Because they were doing something different at that time. Also, nowadays if you’re doing something different from what’s being done, trying to do with language what other people haven’t done yet, that’s also exciting to read. Yes, “literary fiction” can mean difficult, yes boring for some.
With some big exceptions, I find some commercial fiction so badly written that I rewrite every sentence in my head. It’s no fun for me.

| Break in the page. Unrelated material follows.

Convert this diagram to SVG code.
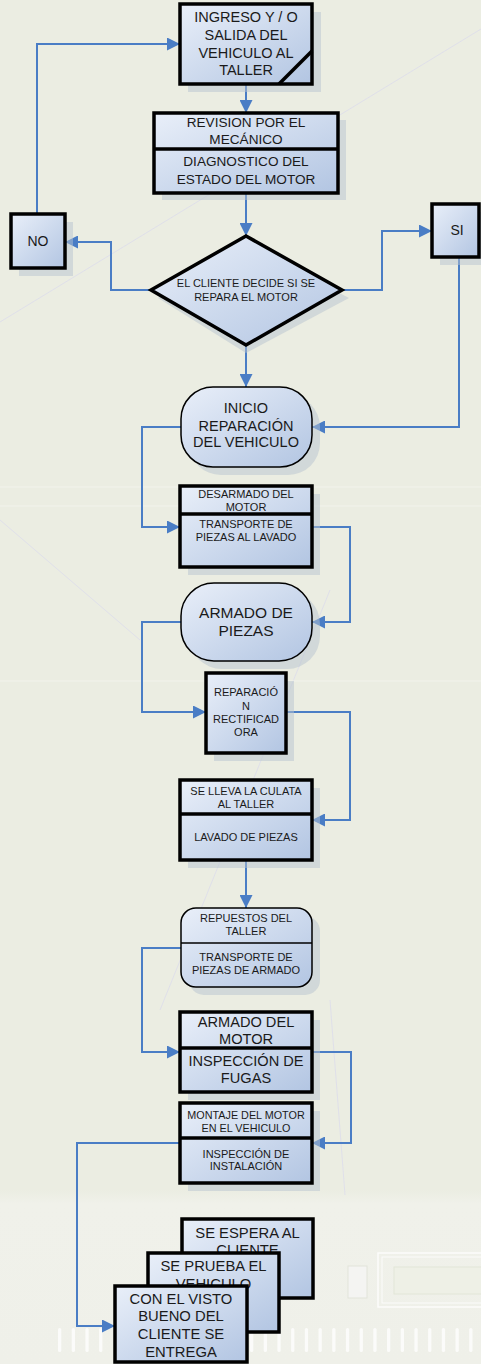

When you look at what sells, it’s probably not going to be what you and I want to read. I’ve come to realize that there are more people in the Philippines, for example, who read Wattpad stuff. Those little Tagalog romances are doing very well. They’re being turned into movies and read on Wattpad by the millions. Romances always sell. They’re formulaic, which means they must have a happy ending, they must titillate. If a book has done that, it’s done its job. They also speak to a particular market, economic stratum and age. They’re like Fifty Shades of Grey except very short.
I did a romance in English for Summit Books. Have Baby, Will Date. I’d just given birth, and a friend of mine was the editor. She said, “Why don’t you write about a single mom who’s had a baby?” She gave me the milestones of what had to happen in the story. My first manuscript didn’t have a happy ending. The protagonist and the father of her baby weren’t supposed to get married. I left it hanging. So I got a call, and I rewrote the ending.

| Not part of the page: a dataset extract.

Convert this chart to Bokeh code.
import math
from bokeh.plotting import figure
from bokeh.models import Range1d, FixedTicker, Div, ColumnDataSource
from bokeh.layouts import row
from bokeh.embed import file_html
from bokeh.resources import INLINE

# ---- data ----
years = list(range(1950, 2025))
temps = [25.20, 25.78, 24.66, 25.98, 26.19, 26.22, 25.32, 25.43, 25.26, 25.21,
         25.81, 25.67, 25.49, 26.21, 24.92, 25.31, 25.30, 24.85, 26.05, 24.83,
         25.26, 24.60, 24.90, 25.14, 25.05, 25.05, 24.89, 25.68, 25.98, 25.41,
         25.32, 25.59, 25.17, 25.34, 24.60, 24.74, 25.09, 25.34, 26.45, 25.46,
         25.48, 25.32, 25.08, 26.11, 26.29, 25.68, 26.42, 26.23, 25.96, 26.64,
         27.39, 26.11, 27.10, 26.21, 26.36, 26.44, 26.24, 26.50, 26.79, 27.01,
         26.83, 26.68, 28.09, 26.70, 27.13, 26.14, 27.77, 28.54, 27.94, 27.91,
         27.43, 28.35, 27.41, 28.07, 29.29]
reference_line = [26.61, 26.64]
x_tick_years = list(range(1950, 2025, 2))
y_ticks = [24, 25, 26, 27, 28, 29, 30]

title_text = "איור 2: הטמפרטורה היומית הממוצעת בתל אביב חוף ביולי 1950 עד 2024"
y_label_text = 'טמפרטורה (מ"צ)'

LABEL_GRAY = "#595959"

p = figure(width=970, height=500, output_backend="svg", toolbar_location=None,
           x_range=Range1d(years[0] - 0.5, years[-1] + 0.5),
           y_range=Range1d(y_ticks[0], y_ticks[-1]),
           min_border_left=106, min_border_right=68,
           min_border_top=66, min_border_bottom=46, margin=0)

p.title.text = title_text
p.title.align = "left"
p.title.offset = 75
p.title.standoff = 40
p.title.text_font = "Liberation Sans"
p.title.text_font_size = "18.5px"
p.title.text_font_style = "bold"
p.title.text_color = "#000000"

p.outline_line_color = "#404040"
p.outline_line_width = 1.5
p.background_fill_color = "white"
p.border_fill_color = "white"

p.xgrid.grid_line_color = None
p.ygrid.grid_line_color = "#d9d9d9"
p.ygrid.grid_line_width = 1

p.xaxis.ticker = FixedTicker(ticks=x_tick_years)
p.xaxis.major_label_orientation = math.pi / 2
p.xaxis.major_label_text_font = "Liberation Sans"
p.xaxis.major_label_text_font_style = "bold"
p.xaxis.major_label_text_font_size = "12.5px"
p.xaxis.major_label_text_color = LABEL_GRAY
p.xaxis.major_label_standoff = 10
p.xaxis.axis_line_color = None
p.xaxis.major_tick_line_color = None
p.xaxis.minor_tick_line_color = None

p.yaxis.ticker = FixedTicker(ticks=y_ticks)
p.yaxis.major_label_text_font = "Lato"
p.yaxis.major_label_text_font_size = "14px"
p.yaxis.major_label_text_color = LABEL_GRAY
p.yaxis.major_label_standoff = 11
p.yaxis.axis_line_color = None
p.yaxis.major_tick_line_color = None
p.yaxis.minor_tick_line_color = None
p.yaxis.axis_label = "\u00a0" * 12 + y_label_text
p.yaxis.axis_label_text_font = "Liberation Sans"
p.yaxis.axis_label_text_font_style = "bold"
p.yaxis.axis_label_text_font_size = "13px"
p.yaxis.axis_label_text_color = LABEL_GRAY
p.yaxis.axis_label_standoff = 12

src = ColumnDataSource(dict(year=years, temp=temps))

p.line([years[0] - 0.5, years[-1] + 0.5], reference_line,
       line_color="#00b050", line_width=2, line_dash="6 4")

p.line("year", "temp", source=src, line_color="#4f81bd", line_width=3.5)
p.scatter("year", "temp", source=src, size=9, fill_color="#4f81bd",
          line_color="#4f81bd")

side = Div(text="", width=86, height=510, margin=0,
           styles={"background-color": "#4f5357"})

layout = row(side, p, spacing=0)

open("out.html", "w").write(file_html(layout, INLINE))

While writing that, I had in my head the kind of girl I was writing for, what kind of job she might have, where she lived, where she shopped, how she dressed, what she could afford. I knew she had to be single and had maybe had a couple of break-ups. I was really writing for the market. When you’re doing literary fiction you don’t have a demographic in mind. That might be where you distinguish between writing for the market and writing as literary art. For the short stories I didn’t write for the market.